Reconocernos como feministas, de alguna manera, también nos convierte en presas de una imagen de mujer fuerte, incapaz de equivocarse, de ser débil, de decir una mala palabra, incluso cuando está siendo violentada por su propio género. No podemos resbalar y volver a levantarnos. ¿Por qué? Si se supone que eres feminista, estás informada, sabes detectar las red flags, hablas de amor propio… ¿cómo alguien puede lastimarte, hacerte dudar o incluso llevarte a ser candil en la calle y oscuridad en la casa?
Sin embargo, ser feminista nos da herramientas e información, pero no nos blinda ni nos vacuna contra el machismo.
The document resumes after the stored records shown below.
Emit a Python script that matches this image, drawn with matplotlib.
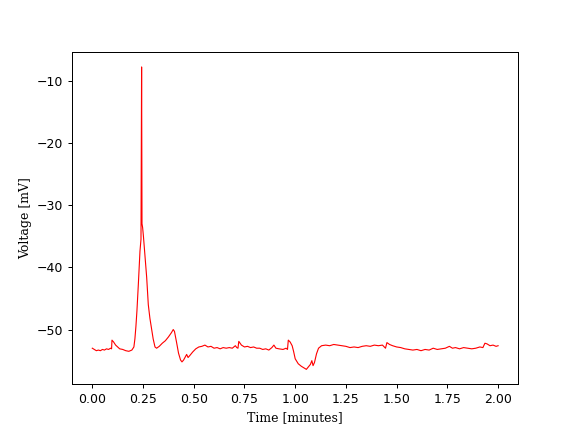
import numpy as np
import matplotlib
matplotlib.use('Agg')
import matplotlib.pyplot as plt

# time [minutes] and membrane voltage [mV]
time_min = [
    0.000, 0.010, 0.020, 0.030, 0.040, 0.050, 0.060, 0.070, 0.080, 0.090,
    0.095, 0.097, 0.105, 0.115, 0.125, 0.135, 0.150, 0.165, 0.180, 0.195,
    0.205, 0.210, 0.215, 0.220, 0.227, 0.235, 0.240, 0.242, 0.243, 0.244,
    0.245, 0.248, 0.252, 0.260, 0.268, 0.276, 0.284, 0.292, 0.300, 0.309,
    0.317, 0.330, 0.345, 0.360, 0.375, 0.390, 0.399, 0.405, 0.415, 0.425,
    0.435, 0.442, 0.450, 0.458, 0.465, 0.472, 0.480, 0.495, 0.510, 0.525,
    0.540, 0.555, 0.570, 0.585, 0.600, 0.615, 0.630, 0.645, 0.660, 0.675,
    0.690, 0.705, 0.712, 0.718, 0.722, 0.735, 0.750, 0.765, 0.780, 0.795,
    0.810, 0.825, 0.840, 0.855, 0.870, 0.885, 0.895, 0.905, 0.920, 0.940,
    0.955, 0.962, 0.966, 0.975, 0.985, 0.992, 1.000, 1.015, 1.030, 1.045,
    1.055, 1.065, 1.075, 1.082, 1.088, 1.095, 1.105, 1.115, 1.130, 1.150,
    1.170, 1.190, 1.210, 1.230, 1.250, 1.270, 1.290, 1.310, 1.330, 1.350,
    1.370, 1.390, 1.410, 1.430, 1.445, 1.452, 1.465, 1.480, 1.500, 1.520,
    1.540, 1.560, 1.580, 1.600, 1.620, 1.640, 1.660, 1.680, 1.700, 1.720,
    1.740, 1.760, 1.775, 1.790, 1.810, 1.830, 1.850, 1.870, 1.890, 1.910,
    1.925, 1.935, 1.945, 1.960, 1.975, 1.990, 2.000,
]
voltage_mv = [
    -53.0, -53.2, -53.4, -53.3, -53.4, -53.2, -53.3, -53.1, -53.2, -53.0,
    -53.1, -51.7, -52.0, -52.5, -52.8, -53.1, -53.2, -53.4, -53.5, -53.3,
    -52.8, -51.5, -49.5, -47.0, -42.7, -37.4, -35.5, -15.0, -7.8, -20.0,
    -33.0, -33.6, -35.0, -38.4, -41.6, -46.0, -48.2, -49.8, -51.5, -52.8,
    -53.0, -52.7, -52.2, -51.8, -51.2, -50.5, -50.0, -50.3, -52.0, -53.8,
    -54.9, -55.2, -54.9, -54.4, -54.0, -54.5, -54.2, -53.6, -53.1, -52.8,
    -52.7, -52.5, -52.8, -52.7, -53.0, -52.9, -53.1, -52.9, -53.0, -52.9,
    -53.0, -52.6, -52.9, -53.0, -51.9, -52.5, -52.8, -52.7, -52.9, -52.8,
    -53.0, -53.0, -53.2, -53.1, -53.3, -52.9, -52.5, -53.0, -53.1, -53.2,
    -53.0, -53.2, -51.7, -52.0, -52.6, -53.5, -54.7, -55.5, -55.9, -56.2,
    -56.4, -56.0, -55.6, -55.0, -55.8, -55.3, -53.9, -53.0, -52.6, -52.5,
    -52.6, -52.4, -52.5, -52.6, -52.7, -52.9, -52.8, -52.9, -52.7, -52.6,
    -52.7, -52.5, -52.6, -52.5, -53.0, -52.1, -52.4, -52.6, -52.8, -52.9,
    -53.1, -53.2, -53.3, -53.2, -53.4, -53.2, -53.3, -53.0, -53.2, -53.1,
    -53.0, -52.7, -53.0, -52.9, -53.1, -52.9, -53.0, -53.1, -53.0, -52.8,
    -52.9, -52.2, -52.3, -52.6, -52.5, -52.7, -52.6,
]

fig, ax = plt.subplots(figsize=(6.4, 4.8), dpi=90)
ax.plot(time_min, voltage_mv, color='red', linewidth=0.9)
ax.set_xlabel('Time [minutes]', family='DejaVu Serif')
ax.set_ylabel('Voltage [mV]', family='DejaVu Serif')
fig.savefig('out.png', dpi=90)
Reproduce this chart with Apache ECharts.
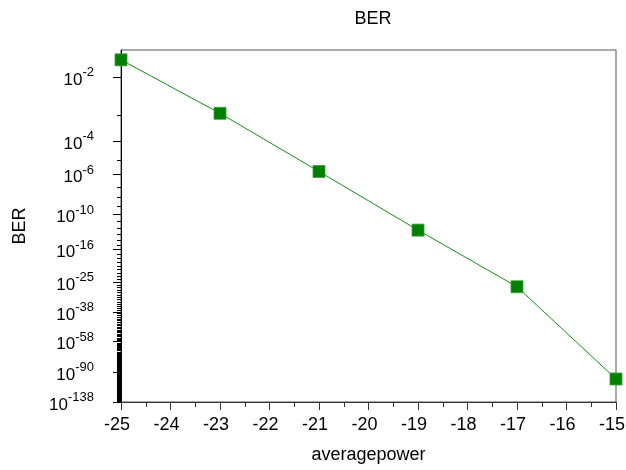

Aunque estemos muy alerta en nuestras relaciones sentimentales, podemos ser víctimas. La diferencia es que ya no reaccionaremos con omisión como cuando desconocíamos estas realidades: ahora sabemos a qué instancia acudir para denunciar, cuáles son nuestros derechos y, sobre todo, cómo sanar con nuestras poderosas redes violetas, que son un bálsamo para el corazón.
Otra de las cosas que enfrentamos al asumirnos feministas es la tentación de tirar la toalla constantemente, la sensación de que todo lo que hacemos es como quitar un grano de arena de todo un mar. Luchamos contra un monstruo enorme: el patriarcado. Y el activismo feminista, en su mayoría, no cuenta con recursos ni presupuesto; muchas veces subsiste gracias a nuestro propio bolsillo, a nuestro corazón rebelde y violeta, y a la esperanza de un mundo mejor. Pero respiramos hondo y seguimos adelante.
Lidiar con “amistades” y familiares que normalizan la violencia, que incluso hacen chistes misóginos, es agotador. En muchas ocasiones, preferimos ignorarlo de lo cansado que resulta explicarles, una y otra vez, con manzanas.
Pero seguiremos. Donde incomodemos, ¡ahí es! A pesar de todo, como dicen nuestras consignas: “Y tiemblen, y tiemblen los machistas, que América Latina será toda feminista”.